What to produce
Please retype the data in full and exactly; the pictures are not part of the copy.

Given material
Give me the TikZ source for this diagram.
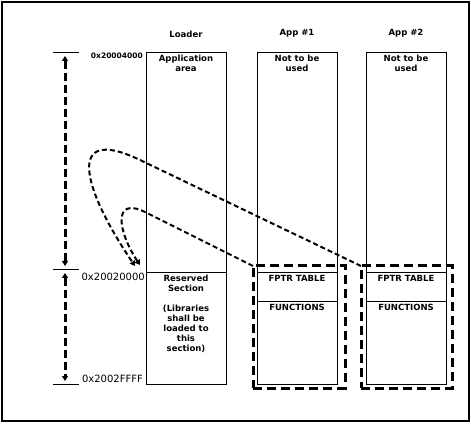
\documentclass[tikz,border=0pt]{standalone}
\usepackage{fontspec}
\setmainfont{DejaVu Sans}
\usetikzlibrary{positioning,arrows.meta}

\begin{document}
\begin{tikzpicture}[>={Triangle[length=5pt,width=6pt]},x=1pt,y=-1pt,
  sect/.style={draw,line width=0.9pt,minimum width=80pt,inner sep=0pt,outer sep=0pt,anchor=north},
  txt/.style={font=\bfseries\fontsize{8.5}{10}\selectfont,align=center,anchor=north,inner sep=0pt,yshift=-3pt},
  ttl/.style={font=\bfseries\fontsize{8.5}{10}\selectfont},
  addr/.style={font=\fontsize{10}{12}\selectfont,inner sep=1pt},
  grp/.style={draw,line width=3pt,dash pattern=on 9pt off 5pt,inner sep=0pt,outer sep=0pt,anchor=north west},
  flow/.style={->,line width=2pt,dash pattern=on 5pt off 3pt},
  span/.style={<->,line width=3pt,dash pattern=on 8pt off 4pt}]
  \useasboundingbox (0,0) rectangle (471,435);
  \draw[line width=2.2pt] (2,2) rectangle (469,421);
  % loader
  \node[sect,minimum height=220pt,label={[txt]north:Application\\area}] (ldrtop) at (186,52) {};
  \node[sect,minimum height=112pt,below=0pt of ldrtop,
    label={[txt]north:Reserved\\Section\\[10pt](Libraries\\shall be\\loaded to\\this\\section)}] (res) {};
  \node[ttl,above=11pt of ldrtop] (ldrttl) {Loader};
  % app #1
  \node[sect,minimum height=220pt,label={[txt]north:Not to be\\used}] (app1top) at (297,52) {};
  \node[sect,minimum height=29pt,below=0pt of app1top,label={[txt]north:FPTR TABLE}] (app1tbl) {};
  \node[sect,minimum height=83pt,below=0pt of app1tbl,label={[txt]north:FUNCTIONS}] (app1fn) {};
  \node[ttl,above=11pt of app1top] (app1ttl) {App \#1};
  % app #2
  \node[sect,minimum height=220pt,label={[txt]north:Not to be\\used}] (app2top) at (406,52) {};
  \node[sect,minimum height=29pt,below=0pt of app2top,label={[txt]north:FPTR TABLE}] (app2tbl) {};
  \node[sect,minimum height=83pt,below=0pt of app2tbl,label={[txt]north:FUNCTIONS}] (app2fn) {};
  \node[ttl,above=11pt of app2top] (app2ttl) {App \#2};
  % dashed groups round the libraries
  \node[grp,minimum width=92pt,minimum height=122pt] (grp1) at (253,266) {};
  \node[grp,minimum width=91pt,minimum height=122pt] (grp2) at (361,266) {};
  % addresses
  \node[addr,font=\bfseries\fontsize{7.5}{8}\selectfont,anchor=north east] (a0) at ([xshift=-2pt]ldrtop.north west) {0x20004000};
  \node[addr,anchor=north east] (a1) at (res.north west) {0x20020000};
  \node[addr,anchor=south east] (a2) at ([xshift=-2pt]res.south west) {0x2002FFFF};
  \coordinate (hi) at (53,52);
  \coordinate (mid) at (53,269);
  \coordinate (lo) at (53,384);
  \draw[line width=0.9pt] (hi) -- ++(26,0);
  \draw[line width=0.9pt] (mid) -- ++(26,0);
  \draw[line width=0.9pt] (lo) -- ++(26,0);
  \draw[span] ([xshift=12pt,yshift=-4pt]hi) -- ([xshift=12pt,yshift=3pt]mid);
  \draw[span] ([xshift=12pt,yshift=-4pt]mid) -- ([xshift=12pt,yshift=3pt]lo);
  % libraries loaded into the reserved section
  \coordinate (tip1) at (135,266);
  \coordinate (tip2) at (140,265);
  \draw[flow] (grp2.north west) -- (140,160) .. controls (65,124) and (82,188) .. (tip1);
  \draw[flow] (grp1.north west) -- (145,212) .. controls (112,196) and (118,232) .. (tip2);
\end{tikzpicture}
\end{document}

Output below
Give me the TikZ source for this diagram.
\documentclass[tikz,border=0pt]{standalone}
\usepackage{fontspec}
\setmainfont{DejaVu Sans}
\usetikzlibrary{positioning,arrows.meta}

\begin{document}
\begin{tikzpicture}[>={Triangle[length=5pt,width=6pt]},x=1pt,y=-1pt,
  sect/.style={draw,line width=0.9pt,minimum width=80pt,inner sep=0pt,outer sep=0pt,anchor=north},
  txt/.style={font=\bfseries\fontsize{8.5}{10}\selectfont,align=center,anchor=north,inner sep=0pt,yshift=-3pt},
  ttl/.style={font=\bfseries\fontsize{8.5}{10}\selectfont},
  addr/.style={font=\fontsize{10}{12}\selectfont,inner sep=1pt},
  grp/.style={draw,line width=3pt,dash pattern=on 9pt off 5pt,inner sep=0pt,outer sep=0pt,anchor=north west},
  flow/.style={->,line width=2pt,dash pattern=on 5pt off 3pt},
  span/.style={<->,line width=3pt,dash pattern=on 8pt off 4pt}]
  \useasboundingbox (0,0) rectangle (471,435);
  \draw[line width=2.2pt] (2,2) rectangle (469,421);
  % loader
  \node[sect,minimum height=220pt,label={[txt]north:Application\\area}] (ldrtop) at (186,52) {};
  \node[sect,minimum height=112pt,below=0pt of ldrtop,
    label={[txt]north:Reserved\\Section\\[10pt](Libraries\\shall be\\loaded to\\this\\section)}] (res) {};
  \node[ttl,above=11pt of ldrtop] (ldrttl) {Loader};
  % app #1
  \node[sect,minimum height=220pt,label={[txt]north:Not to be\\used}] (app1top) at (297,52) {};
  \node[sect,minimum height=29pt,below=0pt of app1top,label={[txt]north:FPTR TABLE}] (app1tbl) {};
  \node[sect,minimum height=83pt,below=0pt of app1tbl,label={[txt]north:FUNCTIONS}] (app1fn) {};
  \node[ttl,above=11pt of app1top] (app1ttl) {App \#1};
  % app #2
  \node[sect,minimum height=220pt,label={[txt]north:Not to be\\used}] (app2top) at (406,52) {};
  \node[sect,minimum height=29pt,below=0pt of app2top,label={[txt]north:FPTR TABLE}] (app2tbl) {};
  \node[sect,minimum height=83pt,below=0pt of app2tbl,label={[txt]north:FUNCTIONS}] (app2fn) {};
  \node[ttl,above=11pt of app2top] (app2ttl) {App \#2};
  % dashed groups round the libraries
  \node[grp,minimum width=92pt,minimum height=122pt] (grp1) at (253,266) {};
  \node[grp,minimum width=91pt,minimum height=122pt] (grp2) at (361,266) {};
  % addresses
  \node[addr,font=\bfseries\fontsize{7.5}{8}\selectfont,anchor=north east] (a0) at ([xshift=-2pt]ldrtop.north west) {0x20004000};
  \node[addr,anchor=north east] (a1) at (res.north west) {0x20020000};
  \node[addr,anchor=south east] (a2) at ([xshift=-2pt]res.south west) {0x2002FFFF};
  \coordinate (hi) at (53,52);
  \coordinate (mid) at (53,269);
  \coordinate (lo) at (53,384);
  \draw[line width=0.9pt] (hi) -- ++(26,0);
  \draw[line width=0.9pt] (mid) -- ++(26,0);
  \draw[line width=0.9pt] (lo) -- ++(26,0);
  \draw[span] ([xshift=12pt,yshift=-4pt]hi) -- ([xshift=12pt,yshift=3pt]mid);
  \draw[span] ([xshift=12pt,yshift=-4pt]mid) -- ([xshift=12pt,yshift=3pt]lo);
  % libraries loaded into the reserved section
  \coordinate (tip1) at (135,266);
  \coordinate (tip2) at (140,265);
  \draw[flow] (grp2.north west) -- (140,160) .. controls (65,124) and (82,188) .. (tip1);
  \draw[flow] (grp1.north west) -- (145,212) .. controls (112,196) and (118,232) .. (tip2);
\end{tikzpicture}
\end{document}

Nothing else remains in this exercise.